Input rows:
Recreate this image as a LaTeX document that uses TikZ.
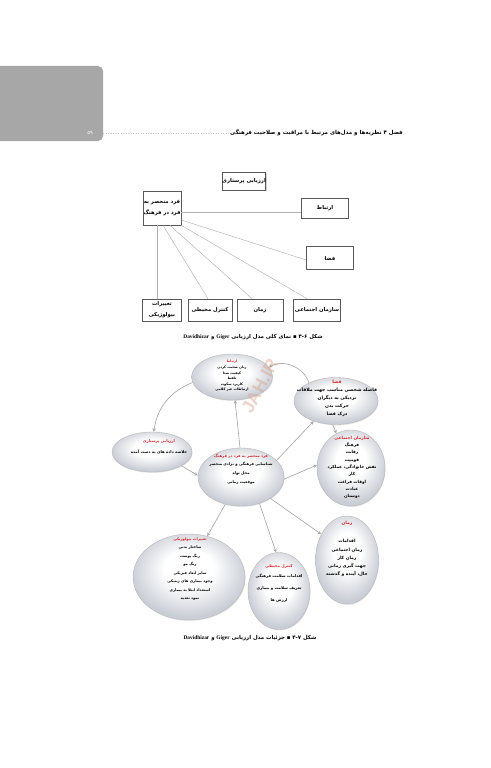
\documentclass[tikz,border=0pt]{standalone}
\usepackage{fontspec}
\usetikzlibrary{shapes.geometric,shadows}
\TeXXeTstate=1
\newfontfamily\farsi[Script=Arabic]{DejaVu Sans}
\newfontfamily\latinbf{Liberation Serif}
\newfontfamily\stampfont{Liberation Sans}
\newcommand{\fa}[1]{{\farsi\beginR #1\endR}}
\newcommand{\redhd}[1]{\textcolor{titlered}{\fa{#1}}}
\definecolor{tabgray}{HTML}{A7A7A7}
\definecolor{linkgray}{HTML}{B2B2B2}
\definecolor{arrgray}{HTML}{A3A3A3}
\definecolor{titlered}{HTML}{D9262E}
\definecolor{bubblelow}{HTML}{C9CDD5}
\definecolor{stamp}{HTML}{D8A48C}
\pgfdeclareradialshading{bubbleshade}{\pgfpoint{0bp}{6bp}}{color(0bp)=(white); color(11bp)=(white); color(26bp)=(bubblelow); color(50bp)=(bubblelow)}

\begin{document}
\begin{tikzpicture}[x=1pt, y=-1pt]
    % Define styles
    \tikzset{
        tab/.style = {rectangle, rounded corners=5pt, fill=tabgray, inner sep=0pt},
        box/.style = {rectangle, draw=black!65, line width=0.7pt, fill=white, inner sep=0pt, align=center,
                      font=\bfseries\fontsize{5.3}{11}\selectfont,
                      drop shadow={shadow xshift=0.7pt, shadow yshift=-0.7pt, opacity=0.35}},
        link/.style = {draw=linkgray, line width=0.45pt},
        bubble/.style = {ellipse, draw=black!28, line width=0.4pt, inner sep=0pt, shading=bubbleshade,
                         drop shadow={shadow xshift=0.6pt, shadow yshift=-0.9pt, opacity=0.2}},
        btext/.style = {align=center, inner sep=0pt},
        arr/.style = {draw=arrgray, line width=0.6pt, ->, >=stealth},
        caption/.style = {inner sep=0pt, font=\bfseries\fontsize{5.4}{6}\selectfont},
    }

    \fill[white] (0,0) rectangle (490,768);
    \useasboundingbox (0,0) rectangle (490,768);

    % Page header
    \node[tab, minimum width=110pt, minimum height=75pt] (tab) at (48,103.5) {};
    \node[inner sep=0pt, text=white, font=\fontsize{5}{6}\selectfont] (pageNo) at (90,133) {\farsi ۵۹};
    \node[inner sep=0pt, anchor=east, font=\bfseries\fontsize{5.5}{6}\selectfont] (head) at (403,133)
        {\fa{فصل ۴ نظریه‌ها و مدل‌های مرتبط با مراقبت و صلاحیت فرهنگی}};
    \draw[gray!45, dotted, line width=0.5pt] (tab.east |- head) -- (head.west);

    % Figure 4-6: boxes
    \node[box, minimum width=42pt, minimum height=18pt] (tNurse) at (244,181) {\fa{ارزیابی پرستاری}};
    \node[box, minimum width=38pt, minimum height=34pt] (tFard) at (162,208) {\fa{فرد منحصر به}\\ \fa{فرد در فرهنگ}};
    \node[box, minimum width=47pt, minimum height=20pt] (tErtebat) at (325,208) {\fa{ارتباط}};
    \node[box, minimum width=47pt, minimum height=23pt] (tFazaa) at (330,258) {\fa{فضا}};
    \node[box, minimum width=39pt, minimum height=22pt] (tTagh) at (162,310) {\fa{تغییرات}\\ \fa{بیولوژیکی}};
    \node[box, minimum width=44pt, minimum height=22pt] (tKont) at (210,310) {\fa{کنترل محیطی}};
    \node[box, minimum width=46pt, minimum height=22pt] (tZaman) at (260,310) {\fa{زمان}};
    \node[box, minimum width=47pt, minimum height=22pt] (tSaz) at (317,310) {\fa{سازمان اجتماعی}};

    % Figure 4-6: links
    \draw[link] ([yshift=-4pt]tFard.east) -- ([yshift=-4pt]tErtebat.west);
    \draw[link] ([yshift=-12pt]tFard.east) -- ([yshift=-2pt]tFazaa.west);
    \draw[link] (tFard.south east) -- ([xshift=-10pt]tSaz.north);
    \draw[link] ([xshift=8pt]tFard.south) -- ([xshift=-8pt]tZaman.north);
    \draw[link] ([xshift=1pt]tFard.south) -- ([xshift=-2pt]tKont.north);
    \draw[link] ([xshift=-5pt]tFard.south) -- ([xshift=-5pt]tTagh.north);

    \node[caption] (capA) at (253,337)
        {\fa{شکل \beginL۴-۶\endL{} ▪ نمای کلی مدل ارزیابی \beginL{\latinbf Giger}\endL{} و \beginL{\latinbf Davidhizar}\endL}};

    % Figure 4-7: bubbles
    \node[bubble, minimum width=81pt, minimum height=46pt] (bErtebat) at (232,377) {};
    \node[bubble, minimum width=84pt, minimum height=47pt] (bFazaa) at (336,401) {};
    \node[bubble, minimum width=68pt, minimum height=76pt] (bSaz) at (351,468) {};
    \node[bubble, minimum width=80pt, minimum height=40pt] (bNurse) at (152,452) {};
    \node[bubble, minimum width=86pt, minimum height=58pt] (bFard) at (241,477) {};
    \node[bubble, minimum width=63pt, minimum height=88pt] (bZaman) at (347,560) {};
    \node[bubble, minimum width=62pt, minimum height=77pt] (bKont) at (279,591) {};
    \node[bubble, minimum width=112pt, minimum height=86pt] (bTagh) at (189,577) {};

    % Figure 4-7: bubble texts
    \node[btext, font=\bfseries\fontsize{3.4}{5.6}\selectfont] (bErtebatT) at (232,376)
        {\redhd{ارتباط}\\ \fa{زبان صحبت کردن}\\ \fa{کیفیت صدا}\\ \fa{تلفظ}\\ \fa{کاربرد سکوت}\\ \fa{ارتباطات غیر کلامی}};
    \node[btext, font=\bfseries\fontsize{4.6}{8}\selectfont] (bFazaaT) at (337,398)
        {\redhd{فضا}\\ \fa{فاصله شخصی مناسب جهت ملاقات}\\ \fa{نزدیکی به دیگران}\\ \fa{حرکت بدن}\\ \fa{درک فضا}};
    \node[btext, font=\bfseries\fontsize{4.2}{7.3}\selectfont] (bSazT) at (352,467.5)
        {\redhd{سازمان اجتماعی}\\ \fa{فرهنگ}\\ \fa{رقابت}\\ \fa{قومیت}\\ \fa{نقش خانوادگی، عملکرد}\\ \fa{کار}\\ \fa{اوقات فراغت}\\ \fa{عبادت}\\ \fa{دوستان}};
    \node[btext, font=\bfseries\fontsize{3.9}{11}\selectfont] (bNurseT) at (159,447)
        {\redhd{ارزیابی پرستاری}\\ \fa{خلاصه داده های به دست آمده}};
    \node[btext, font=\bfseries\fontsize{3.8}{9}\selectfont] (bFardT) at (241,469)
        {\redhd{فرد منحصر به فرد در فرهنگ}\\[-1pt] \fa{شناسایی فرهنگی و نژادی منحصر}\\ \fa{محل تولد}\\ \fa{موقعیت زمانی}};
    \node[btext, font=\bfseries\fontsize{4.4}{8.2}\selectfont] (bZamanT) at (347,549)
        {\redhd{زمان}\\[10pt] \fa{اقدامات}\\ \fa{زمان اجتماعی}\\ \fa{زمان کار}\\ \fa{جهت گیری زمانی}\\ \fa{حال، آینده و گذشته}};
    \node[btext, font=\bfseries\fontsize{3.9}{12}\selectfont] (bKontT) at (279,583)
        {\redhd{کنترل محیطی}\\[-2pt] \fa{اقدامات سلامت فرهنگی}\\ \fa{تعریف سلامت و بیماری}\\ \fa{ارزش ها}};
    \node[btext, font=\bfseries\fontsize{3.7}{8.5}\selectfont] (bTaghT) at (190,569)
        {\redhd{تغییرات بیولوژیکی}\\ \fa{ساختار بدنی}\\ \fa{رنگ پوست}\\ \fa{رنگ مو}\\ \fa{سایر ابعاد فیزیکی}\\ \fa{وجود بیماری های ژنتیکی}\\ \fa{استعداد ابتلا به بیماری}\\ \fa{نمود تغذیه}};

    % Figure 4-7: arrows
    \draw[arr] (bErtebat.188) to[bend right=30] (bNurse.85);
    \draw[arr] (bFazaa.146) to[bend right=50] (bErtebat.15);
    \draw[arr] ([xshift=-1pt]bFard.north) -- ([xshift=3pt]bErtebat.south);
    \draw[arr] (bFard.25) -- (bFazaa.222);
    \draw[arr] (bFazaa.262) -- (bSaz.113);
    \draw[arr] (bFard.-3) -- (bSaz.175);
    \draw[arr] (bFard.-36) -- (bZaman.135);
    \draw[arr] (bNurse.-25) -- (bFard.178);
    \draw[arr] (bFard.-55) -- ([xshift=-3pt]bKont.north);
    \draw[arr] (bFard.-120) -- (bTagh.66);

    % Watermark
    \node[rotate=62, text=stamp, opacity=0.45, font=\stampfont\bfseries\fontsize{18}{18}\selectfont] (stampMark) at (260,386) {JAH.IR};

    \node[caption] (capB) at (250,638)
        {\fa{شکل \beginL۴-۷\endL{} ▪ جزئیات مدل ارزیابی \beginL{\latinbf Giger}\endL{} و \beginL{\latinbf Davidhizar}\endL}};
\end{tikzpicture}
\end{document}
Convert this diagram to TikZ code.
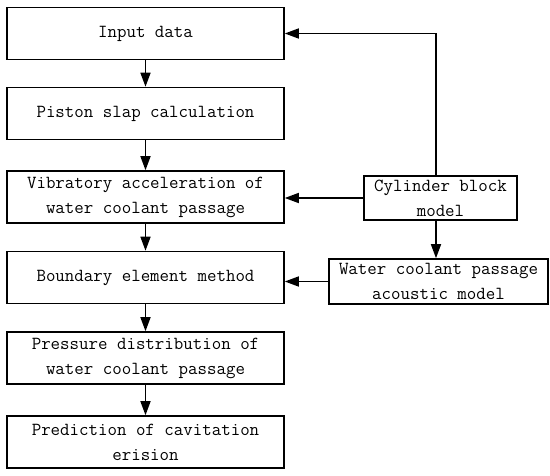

Short problem:
Each line above that holds the string "this" should be copied and shown.

Answer to the exercise:
Recreate this image as a LaTeX document that uses TikZ.
Convert this diagram to TikZ code.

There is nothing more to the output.